China moves to pull the plug on iron ore
You might recall that earlier in the year, Australia managed to pull off two rip-roaring quarters of economic growth, following last year’s recession, in which GDP fell 7%. That came in the wake of the crippling pandemic, which smashed exports, adding to the destruction China’s trade tariffs had already caused. According to Guardian Australia, in the last quarter of 2020, Australia exported nearly $14 billion less than it had a year earlier – a 12% fall.
COVID-19 restrictions impacted the economy; for example, inbound and outbound international travel is expected to remain low through to mid-2022. Despite the gloom, Australia’s seasonally adjusted gross domestic product (GDP) rose 1.8% in the March 2021 quarter, to be 1.1% higher than a year ago. That comes on top of a strong rebound in the September (3.5%) and December (3.2%) quarters.
Those two quarters represented the highest quarterly growth on record. How is that possible when the pandemic crushed most exports?
Two words… iron ore.
While just about every export, LNG gas and coal included, posted big falls, iron ore demand kept rising and rising during the pandemic, while everything else fell. And because Brazil’s Vale is still not back to full operations owing to its tailings-dam collapse, Australia’s Rio Tinto, BHP and Fortescue Metals collectively exported around 893 million tonnes of iron ore in the year to June 30. That’s well over double the volume shipped when prices were at similar levels in February 2011.
Historically, iron ore reached an all-time high of US$229.50 a tonne in May 2021, up from its low of US$55 in 2019.
Soaring iron ore prices helped fuel larger tax revenues, which enabled the Coalition government to spend big on Job Keeper and JobSeeker packages.
According to miner Atlas Iron, “combining royalties and company tax paid by WA iron ore operations reveals they contributed about $23 billion to both the State and Federal governments’ bottom lines in 2019-20. That is nearly 60 per cent of the $39.3 billion total tax and royalties paid by the entire national mining sector last year, as estimated by Deloitte in a report commissioned by the Minerals Council of Australia.” In fact, iron ore exports added about 2.5 percentage points to nominal GDP over the past year, and provided shareholders of the iron ore miners with the kind of fat dividends usually paid by the banks.
The iron ore boom has grown our economy larger than Brazil’s and on par with Russia’s, just over 12 months after the start of the COVID-19 pandemic. Fast-forward to today, and that punching-the-air iron ore story, looks to be fading.
China is gate crashing our iron ore party and pulling the plug.

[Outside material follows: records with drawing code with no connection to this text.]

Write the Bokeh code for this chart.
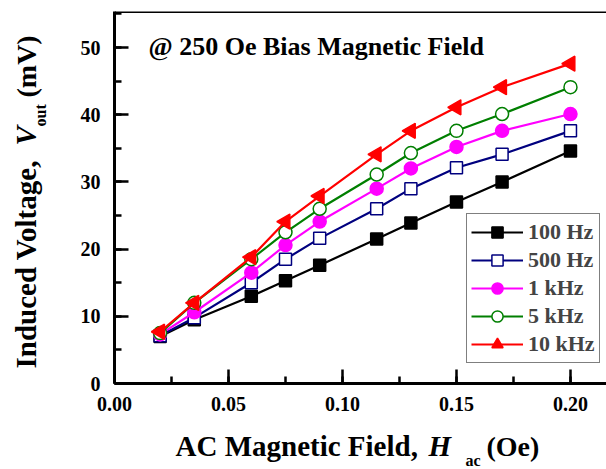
import math
from bokeh.plotting import figure
from bokeh.layouts import column, row
from bokeh.models import (Label, Legend, LegendItem, SingleIntervalTicker,
                          Range1d, Span, NumeralTickFormatter)
from bokeh.embed import file_html
from bokeh.resources import INLINE

# ---- data ----
h_ac = [0.02, 0.035, 0.06, 0.075, 0.09, 0.115, 0.13, 0.15, 0.17, 0.20]
v_100hz = [7.0, 9.5, 13.0, 15.3, 17.6, 21.5, 23.9, 27.0, 30.0, 34.6]
v_500hz = [7.1, 9.8, 15.0, 18.5, 21.6, 26.0, 29.0, 32.1, 34.1, 37.6]
v_1khz = [7.3, 10.6, 16.5, 20.6, 24.1, 29.0, 32.0, 35.2, 37.6, 40.1]
v_5khz = [7.5, 12.0, 18.5, 22.5, 26.0, 31.1, 34.3, 37.6, 40.1, 44.1]
v_10khz = [7.7, 12.0, 18.8, 24.1, 27.9, 34.1, 37.6, 41.1, 44.1, 47.6]
series_labels = ["100 Hz", "500 Hz", "1 kHz", "5 kHz", "10 kHz"]
title_text = "@ 250 Oe Bias Magnetic Field"

FONT = "Liberation Serif"
X_END = 0.2158
Y_END = 55.36
YLAB_W = 60
XLAB_H = 45
TOTAL_W, TOTAL_H = 606, 469

p = figure(width=TOTAL_W - YLAB_W, height=TOTAL_H - XLAB_H,
           output_backend="svg", toolbar_location=None,
           x_range=Range1d(0, X_END), y_range=Range1d(0, Y_END),
           min_border_left=114 - YLAB_W, min_border_right=0, min_border_top=11,
           min_border_bottom=TOTAL_H - XLAB_H - 383)
p.outline_line_color = None
p.grid.visible = False
p.background_fill_color = "white"
p.border_fill_color = "white"

p.xaxis.ticker = SingleIntervalTicker(interval=0.05, num_minor_ticks=2)
p.yaxis.ticker = SingleIntervalTicker(interval=10, num_minor_ticks=2)
p.xaxis.formatter = NumeralTickFormatter(format="0.00")
for ax in (p.xaxis, p.yaxis):
    ax.axis_line_width = 3
    ax.axis_line_color = "black"
    ax.major_tick_in = 14
    ax.major_tick_out = 0
    ax.minor_tick_in = 7
    ax.minor_tick_out = 0
    ax.major_tick_line_width = 2.5
    ax.minor_tick_line_width = 2.5
    ax.major_tick_line_color = "black"
    ax.minor_tick_line_color = "black"
    ax.major_label_text_font = FONT
    ax.major_label_text_font_style = "bold"
    ax.major_label_text_font_size = "20px"
    ax.major_label_text_color = "black"
p.xaxis.major_label_standoff = 13
p.yaxis.major_label_standoff = 14

p.add_layout(Span(location=Y_END, dimension="width", line_color="black", line_width=3))

styles = [
    (v_100hz, "black", "square", "black", 12, 0),
    (v_500hz, "#00007F", "square", "white", 12, 0),
    (v_1khz, "#FF00FF", "circle", "#FF00FF", 13, 0),
    (v_5khz, "#007F00", "circle", "white", 13, 0),
    (v_10khz, "#FF0000", "triangle", "#FF0000", 15, math.pi / 2),
]
items = []
for (vals, col, mk, fill, sz, ang), lab_txt in zip(styles, series_labels):
    r1 = p.line(h_ac, vals, line_color=col, line_width=2.2)
    r2 = p.scatter(h_ac, vals, marker=mk, size=sz, angle=ang,
                   line_color=col, fill_color=fill, line_width=1.5)
    items.append(LegendItem(label=lab_txt, renderers=[r1, r2]))

legend = Legend(items=items, location=(352, 20), border_line_color="black",
                border_line_width=1, padding=4, spacing=0, glyph_width=52,
                glyph_height=28, label_height=28, label_standoff=5, margin=0,
                label_text_font=FONT, label_text_font_style="bold",
                label_text_font_size="22px", background_fill_alpha=1)
p.add_layout(legend)


def lab(fig, text, x, y, size, style="bold", angle=0, units="canvas"):
    fig.add_layout(Label(text=text, x=x, y=y, x_units=units, y_units=units,
                         angle=angle, text_font=FONT, text_font_style=style,
                         text_font_size=size, text_color="black",
                         text_align="left", text_baseline="middle"))


# title (anchor at text middle, frame-relative screen units)
lab(p, title_text, 34, 337, "26px", units="screen")


def blank_fig(w, h):
    f = figure(width=w, height=h, output_backend="svg", toolbar_location=None,
               x_range=Range1d(0, w), y_range=Range1d(0, h),
               x_axis_location=None, y_axis_location=None, min_border=0)
    f.outline_line_color = None
    f.grid.visible = False
    f.background_fill_color = "white"
    f.border_fill_color = "white"
    return f


# y axis label figure (left strip)
yfig = blank_fig(YLAB_W, TOTAL_H - XLAB_H)
A = math.pi / 2
lab(yfig, "Induced Voltage,", 25, 368, "29px", angle=A)
lab(yfig, "V", 25, 145, "29px", "bold italic", angle=A)
lab(yfig, "out", 40, 126, "16px", angle=A)
lab(yfig, "(mV)", 26, 97, "28px", angle=A)

# x axis label figure (bottom strip)
xfig = blank_fig(TOTAL_W, XLAB_H)
top = TOTAL_H - XLAB_H
lab(xfig, "AC Magnetic Field,", 175, 445 - top, "29px")
lab(xfig, "H", 428, 445 - top, "29px", "bold italic")
lab(xfig, "ac", 465, 460 - top, "16px")
lab(xfig, "(Oe)", 486, 446 - top, "28px")

layout = column(row(yfig, p), xfig)
open("out.html", "w").write(file_html(layout, INLINE))
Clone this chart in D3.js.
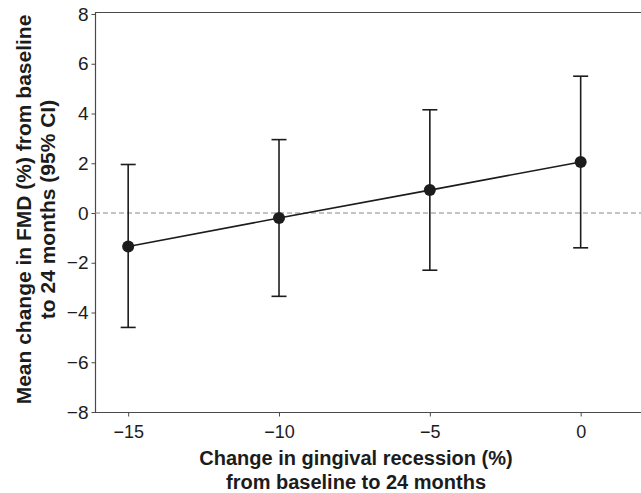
<!DOCTYPE html>
<html>
<head>
<meta charset="utf-8">
<script src="https://cdn.jsdelivr.net/npm/d3@7"></script>
<style>
  body { margin: 0; background: #fff; }
  svg { display: block; font-family: "Liberation Sans", Arial, Helvetica, sans-serif; }
</style>
</head>
<body>
<svg id="chart" width="641" height="493"></svg>
<script>
const categories = [-15, -10, -5, 0]
const means = [-1.35, -0.2, 0.92, 2.05]
const lowerCI = [-4.6, -3.35, -2.3, -1.4]
const upperCI = [1.95, 2.95, 4.15, 5.5]
const yTicks = [-8, -6, -4, -2, 0, 2, 4, 6, 8]
const xTicks = [-15, -10, -5, 0]

const plotLeft = 95, plotTop = 14, plotBottom = 412, plotRight = 641

const x = d3.scaleLinear().domain([-16.1, 2]).range([plotLeft, plotRight])
const y = d3.scaleLinear().domain([-8, 8]).range([plotBottom, plotTop])

const svg = d3.select('#chart')
const ink = '#1c1c1c'
const axisColor = '#4a4a4a'

const points = categories.map((c, i) => ({ x: c, m: means[i], lo: lowerCI[i], hi: upperCI[i] }))

const minusFmt = d => d3.format('d')(d).replace('-', '\u2212')

// top frame line
svg.append('line')
    .attr('x1', plotLeft).attr('x2', plotRight)
    .attr('y1', 12.5).attr('y2', 12.5)
    .attr('stroke', axisColor).attr('stroke-width', 1.2)

// y axis
const yAxis = svg.append('g')
    .attr('transform', `translate(${plotLeft + 0.5},0)`)
    .call(d3.axisLeft(y).tickValues(yTicks).tickSize(4).tickPadding(3).tickFormat(minusFmt))
yAxis.select('.domain').attr('stroke', axisColor).attr('stroke-width', 1.2)
    .attr('d', `M0,12.5V${plotBottom + 0.5}`)
yAxis.selectAll('.tick line').attr('stroke', axisColor)
yAxis.selectAll('.tick text')
    .attr('fill', ink).style('font-size', '19px')

// x axis
const xAxis = svg.append('g')
    .attr('transform', `translate(0,${plotBottom + 0.5})`)
    .call(d3.axisBottom(x).tickValues(xTicks).tickSize(4).tickPadding(9).tickFormat(minusFmt))
xAxis.select('.domain').attr('stroke', axisColor).attr('stroke-width', 1.2)
    .attr('d', `M${plotLeft},0H${plotRight}`)
xAxis.selectAll('.tick line').attr('stroke', axisColor)
xAxis.selectAll('.tick text')
    .attr('fill', ink).style('font-size', '18px')

// reference line at zero
svg.append('line')
    .attr('x1', plotLeft).attr('x2', plotRight)
    .attr('y1', y(0)).attr('y2', y(0))
    .attr('stroke', '#888').attr('stroke-width', 1.2)
    .attr('stroke-dasharray', '5,3')

// error bars
const capW = 7.5
const bars = svg.append('g').selectAll('g')
    .data(points)
    .join('g')
    .attr('stroke', ink)
    .attr('stroke-width', 1.6)
bars.append('line')
    .attr('x1', d => x(d.x)).attr('x2', d => x(d.x))
    .attr('y1', d => y(d.lo)).attr('y2', d => y(d.hi))
bars.append('line')
    .attr('x1', d => x(d.x) - capW).attr('x2', d => x(d.x) + capW)
    .attr('y1', d => y(d.hi)).attr('y2', d => y(d.hi))
bars.append('line')
    .attr('x1', d => x(d.x) - capW).attr('x2', d => x(d.x) + capW)
    .attr('y1', d => y(d.lo)).attr('y2', d => y(d.lo))

// mean line
svg.append('path')
    .datum(points)
    .attr('fill', 'none')
    .attr('stroke', ink)
    .attr('stroke-width', 1.6)
    .attr('d', d3.line().x(d => x(d.x)).y(d => y(d.m)))

svg.append('g').selectAll('circle')
    .data(points)
    .join('circle')
    .attr('cx', d => x(d.x))
    .attr('cy', d => y(d.m))
    .attr('r', 6)
    .attr('fill', ink)

// axis titles
const yTitle = svg.append('text')
    .attr('transform', `translate(0,209.5) rotate(-90)`)
    .attr('text-anchor', 'middle')
    .attr('fill', ink)
    .style('font-size', '21px')
    .style('font-weight', 'bold')
yTitle.append('tspan').attr('x', 0).attr('y', 31).text('Mean change in FMD (%) from baseline')
yTitle.append('tspan').attr('x', 0).attr('y', 55).text('to 24 months (95% CI)')

const xTitle = svg.append('text')
    .attr('text-anchor', 'middle')
    .attr('fill', ink)
    .style('font-size', '20px')
    .style('font-weight', 'bold')
xTitle.append('tspan').attr('x', 356).attr('y', 465).text('Change in gingival recession (%)')
xTitle.append('tspan').attr('x', 356).attr('y', 489).text('from baseline to 24 months')
</script>
</body>
</html>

And it’s no surprise. Iron ore at levels above US$200 a tonne was never expected to be sustained for too much longer. Treasurer Josh Frydenberg predicted, “If the iron ore spot price were to remain elevated until the end of the March quarter 2022, before falling to US$55 per tonne FOB (free on board), nominal GDP could be around $1.1 billion higher than forecast in 2020-21 and $48.7 billion higher in 2021-22. This would increase tax receipts of around $100 million in 2020-21, $5.5 billion in 2021-22 and around $6.9 billion in 2022-23.”
Reading media headlines this week, one sees: “China slashes steel exports to Australia by 50 per cent to ‘wean’ itself off nation’s iron ore industry” and “Brazil’s iron ore is back”. It’s only a matter of time before iron ore falls back to earth.
It looks like China has figured out a way to hit Australia where it hurts. Beijing has slashed steel exports by more than 50 per cent, which would directly weigh on Australia’s infrastructure construction and economic expansion plans. Australia relies heavily on China’s steel imports. As our economy rebounds and construction begins, demand for steel will rise as more houses and infrastructure is built i.e. Melbourne Metro Tunnel and Freeways.
China cannot source such high-grade iron ore in such quantities from anywhere else in the world. The same can be said about Australia finding steel, where China is by far the largest steel manufacturer.
According to news.com.au, “China relies on Australia for 60 per cent of its iron ore imports. This represents about 70 per cent of Australia’s iron ore production. The Beijing report states Australia relies on China for 30 per cent of its processed steel. But exports to Australia represent just 1 per cent of China’s output.” A correction was largely expected, with some analysts predicting a US$175 a tonne average price target on iron ore in the upcoming December quarter.
After Australia called for an investigation into the source of the Covid-19 pandemic, Beijing has sought to punish Australia for daring to speak-up to the emerging world power. So far, Beijing’s bullying hasn’t worked. China wants to slash steel exports to Australia, but must be careful that such restrictions on steel production will only bite where it hurts most, economic growth. It’s a risky game.